=== Task statement ===
In the entries that follow, find the word "this" and report each line it is on.

=== Exercise data ===
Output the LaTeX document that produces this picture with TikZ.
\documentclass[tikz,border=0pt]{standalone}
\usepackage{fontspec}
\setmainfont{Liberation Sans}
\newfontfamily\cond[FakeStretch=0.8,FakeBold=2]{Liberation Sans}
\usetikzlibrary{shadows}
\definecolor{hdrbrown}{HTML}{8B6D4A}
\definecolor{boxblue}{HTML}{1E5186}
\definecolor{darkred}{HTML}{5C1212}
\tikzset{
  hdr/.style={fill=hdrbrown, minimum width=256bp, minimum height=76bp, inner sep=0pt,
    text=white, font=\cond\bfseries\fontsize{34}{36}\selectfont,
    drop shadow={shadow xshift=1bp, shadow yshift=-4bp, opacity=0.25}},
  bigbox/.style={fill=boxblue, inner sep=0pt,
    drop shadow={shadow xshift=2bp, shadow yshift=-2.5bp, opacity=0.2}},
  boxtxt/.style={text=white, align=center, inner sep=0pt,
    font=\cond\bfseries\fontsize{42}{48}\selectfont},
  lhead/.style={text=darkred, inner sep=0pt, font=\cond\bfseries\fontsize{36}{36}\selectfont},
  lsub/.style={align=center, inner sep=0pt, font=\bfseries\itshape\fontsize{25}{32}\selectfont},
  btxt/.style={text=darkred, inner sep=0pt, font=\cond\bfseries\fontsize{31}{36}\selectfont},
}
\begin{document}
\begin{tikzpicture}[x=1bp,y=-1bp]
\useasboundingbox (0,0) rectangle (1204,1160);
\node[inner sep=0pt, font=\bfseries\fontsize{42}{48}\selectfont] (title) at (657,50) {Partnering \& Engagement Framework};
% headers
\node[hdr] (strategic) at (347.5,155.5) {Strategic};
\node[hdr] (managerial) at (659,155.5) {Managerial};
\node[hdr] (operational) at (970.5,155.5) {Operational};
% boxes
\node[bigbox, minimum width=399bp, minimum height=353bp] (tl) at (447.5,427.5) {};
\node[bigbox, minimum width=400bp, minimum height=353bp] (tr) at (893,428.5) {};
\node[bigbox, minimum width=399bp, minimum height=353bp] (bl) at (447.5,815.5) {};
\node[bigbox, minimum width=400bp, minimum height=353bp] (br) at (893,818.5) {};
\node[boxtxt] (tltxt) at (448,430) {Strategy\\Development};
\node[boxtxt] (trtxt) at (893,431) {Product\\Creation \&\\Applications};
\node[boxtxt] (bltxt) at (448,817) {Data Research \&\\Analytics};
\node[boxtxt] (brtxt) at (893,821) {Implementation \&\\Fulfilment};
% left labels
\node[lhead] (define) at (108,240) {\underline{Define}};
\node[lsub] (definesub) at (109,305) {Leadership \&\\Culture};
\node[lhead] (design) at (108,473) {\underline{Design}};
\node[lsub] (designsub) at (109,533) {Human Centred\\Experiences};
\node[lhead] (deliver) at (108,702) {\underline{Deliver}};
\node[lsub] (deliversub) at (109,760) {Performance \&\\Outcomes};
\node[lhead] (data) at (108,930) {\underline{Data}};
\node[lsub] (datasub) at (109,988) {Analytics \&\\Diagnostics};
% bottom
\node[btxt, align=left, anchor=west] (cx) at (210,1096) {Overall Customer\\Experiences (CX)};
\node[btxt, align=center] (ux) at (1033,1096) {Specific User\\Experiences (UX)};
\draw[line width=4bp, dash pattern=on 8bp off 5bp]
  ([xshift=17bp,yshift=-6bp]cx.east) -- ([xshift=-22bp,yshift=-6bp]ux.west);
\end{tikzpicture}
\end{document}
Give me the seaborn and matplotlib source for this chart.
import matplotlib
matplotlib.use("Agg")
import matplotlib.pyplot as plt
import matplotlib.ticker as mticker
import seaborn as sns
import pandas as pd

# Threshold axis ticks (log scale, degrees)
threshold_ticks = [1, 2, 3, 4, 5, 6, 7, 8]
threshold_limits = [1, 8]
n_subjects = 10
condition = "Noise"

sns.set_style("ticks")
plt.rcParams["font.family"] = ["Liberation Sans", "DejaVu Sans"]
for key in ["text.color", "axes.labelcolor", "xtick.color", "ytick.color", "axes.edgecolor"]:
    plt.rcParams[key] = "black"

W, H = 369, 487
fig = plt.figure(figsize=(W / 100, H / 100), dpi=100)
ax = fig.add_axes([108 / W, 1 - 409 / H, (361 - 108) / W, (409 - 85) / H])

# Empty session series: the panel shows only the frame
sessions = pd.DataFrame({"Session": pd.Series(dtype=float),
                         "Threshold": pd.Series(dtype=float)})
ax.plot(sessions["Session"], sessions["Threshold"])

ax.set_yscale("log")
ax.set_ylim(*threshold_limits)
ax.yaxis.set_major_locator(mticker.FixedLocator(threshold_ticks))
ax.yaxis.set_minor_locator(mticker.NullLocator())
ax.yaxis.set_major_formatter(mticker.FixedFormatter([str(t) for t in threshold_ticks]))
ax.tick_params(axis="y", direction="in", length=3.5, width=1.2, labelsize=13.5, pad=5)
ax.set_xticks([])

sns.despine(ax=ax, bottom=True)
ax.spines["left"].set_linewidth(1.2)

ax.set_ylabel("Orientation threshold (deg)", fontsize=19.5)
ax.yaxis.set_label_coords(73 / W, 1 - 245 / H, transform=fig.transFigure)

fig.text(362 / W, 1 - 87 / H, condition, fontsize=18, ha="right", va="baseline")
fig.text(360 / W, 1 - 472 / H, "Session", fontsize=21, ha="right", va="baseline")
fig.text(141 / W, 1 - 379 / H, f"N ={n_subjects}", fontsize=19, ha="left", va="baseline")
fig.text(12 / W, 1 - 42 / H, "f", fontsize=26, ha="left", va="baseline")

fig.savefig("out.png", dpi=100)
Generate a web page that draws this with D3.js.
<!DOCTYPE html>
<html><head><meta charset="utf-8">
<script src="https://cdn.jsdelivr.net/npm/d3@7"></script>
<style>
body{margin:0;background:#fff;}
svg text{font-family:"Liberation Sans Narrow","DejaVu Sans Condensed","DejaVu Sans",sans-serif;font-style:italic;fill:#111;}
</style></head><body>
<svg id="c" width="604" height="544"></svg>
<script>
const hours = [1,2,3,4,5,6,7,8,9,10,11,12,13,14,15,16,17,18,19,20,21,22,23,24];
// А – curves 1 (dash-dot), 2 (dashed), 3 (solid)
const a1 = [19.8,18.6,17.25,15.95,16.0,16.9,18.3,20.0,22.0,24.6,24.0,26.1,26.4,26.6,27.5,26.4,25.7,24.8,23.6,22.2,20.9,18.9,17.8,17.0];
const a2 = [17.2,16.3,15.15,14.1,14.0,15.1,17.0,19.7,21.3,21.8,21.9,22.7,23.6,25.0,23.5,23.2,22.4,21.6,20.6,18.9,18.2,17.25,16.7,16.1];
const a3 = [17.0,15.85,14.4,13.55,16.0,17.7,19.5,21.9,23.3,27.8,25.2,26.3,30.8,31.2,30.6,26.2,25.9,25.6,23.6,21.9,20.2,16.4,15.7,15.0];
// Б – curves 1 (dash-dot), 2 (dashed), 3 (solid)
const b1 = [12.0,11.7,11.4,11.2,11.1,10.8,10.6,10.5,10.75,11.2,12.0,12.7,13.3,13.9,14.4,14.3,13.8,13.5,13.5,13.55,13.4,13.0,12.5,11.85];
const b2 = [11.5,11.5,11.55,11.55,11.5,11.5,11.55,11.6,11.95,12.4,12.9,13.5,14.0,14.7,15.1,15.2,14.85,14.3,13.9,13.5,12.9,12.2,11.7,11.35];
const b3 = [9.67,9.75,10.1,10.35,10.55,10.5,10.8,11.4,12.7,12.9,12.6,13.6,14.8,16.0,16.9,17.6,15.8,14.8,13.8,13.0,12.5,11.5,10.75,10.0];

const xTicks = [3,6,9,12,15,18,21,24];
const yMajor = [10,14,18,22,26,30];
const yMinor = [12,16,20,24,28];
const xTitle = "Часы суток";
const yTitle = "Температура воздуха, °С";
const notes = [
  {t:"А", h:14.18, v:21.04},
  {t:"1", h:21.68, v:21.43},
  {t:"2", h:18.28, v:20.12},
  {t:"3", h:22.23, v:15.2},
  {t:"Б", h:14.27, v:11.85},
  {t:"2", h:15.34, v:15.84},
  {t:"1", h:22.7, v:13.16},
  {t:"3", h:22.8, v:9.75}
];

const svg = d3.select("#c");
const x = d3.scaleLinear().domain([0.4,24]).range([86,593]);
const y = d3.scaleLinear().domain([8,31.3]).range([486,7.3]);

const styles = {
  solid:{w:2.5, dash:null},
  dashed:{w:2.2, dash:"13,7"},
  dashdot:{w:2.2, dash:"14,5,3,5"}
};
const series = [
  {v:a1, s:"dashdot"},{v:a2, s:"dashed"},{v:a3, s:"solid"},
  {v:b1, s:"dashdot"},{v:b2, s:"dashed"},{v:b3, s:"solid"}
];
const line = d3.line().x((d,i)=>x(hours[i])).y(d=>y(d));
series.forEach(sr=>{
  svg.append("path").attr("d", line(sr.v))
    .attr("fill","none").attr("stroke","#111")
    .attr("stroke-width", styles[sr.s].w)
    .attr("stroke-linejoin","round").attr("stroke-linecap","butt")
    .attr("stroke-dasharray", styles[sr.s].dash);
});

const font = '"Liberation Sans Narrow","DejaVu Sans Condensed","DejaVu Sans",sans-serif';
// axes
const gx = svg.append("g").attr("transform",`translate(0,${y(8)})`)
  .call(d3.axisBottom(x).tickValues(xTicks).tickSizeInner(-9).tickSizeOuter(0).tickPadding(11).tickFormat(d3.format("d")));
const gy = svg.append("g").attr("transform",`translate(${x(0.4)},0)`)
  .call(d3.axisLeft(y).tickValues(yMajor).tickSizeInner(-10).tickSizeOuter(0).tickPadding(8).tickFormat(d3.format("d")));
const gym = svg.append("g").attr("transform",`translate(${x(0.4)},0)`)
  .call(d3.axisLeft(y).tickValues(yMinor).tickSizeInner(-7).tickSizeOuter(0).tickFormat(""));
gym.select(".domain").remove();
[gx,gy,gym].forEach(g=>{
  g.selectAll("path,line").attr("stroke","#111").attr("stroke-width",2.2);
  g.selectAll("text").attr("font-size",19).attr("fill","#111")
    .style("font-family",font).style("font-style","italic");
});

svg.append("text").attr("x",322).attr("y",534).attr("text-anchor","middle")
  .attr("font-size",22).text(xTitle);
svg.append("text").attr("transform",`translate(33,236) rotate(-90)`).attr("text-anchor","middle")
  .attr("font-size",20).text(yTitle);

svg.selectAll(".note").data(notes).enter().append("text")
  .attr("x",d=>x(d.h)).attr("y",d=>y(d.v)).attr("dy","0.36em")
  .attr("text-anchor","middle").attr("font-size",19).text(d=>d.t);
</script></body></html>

=== Answer to the problem ===
Output the LaTeX document that produces this picture with TikZ.
Give me the seaborn and matplotlib source for this chart.
Generate a web page that draws this with D3.js.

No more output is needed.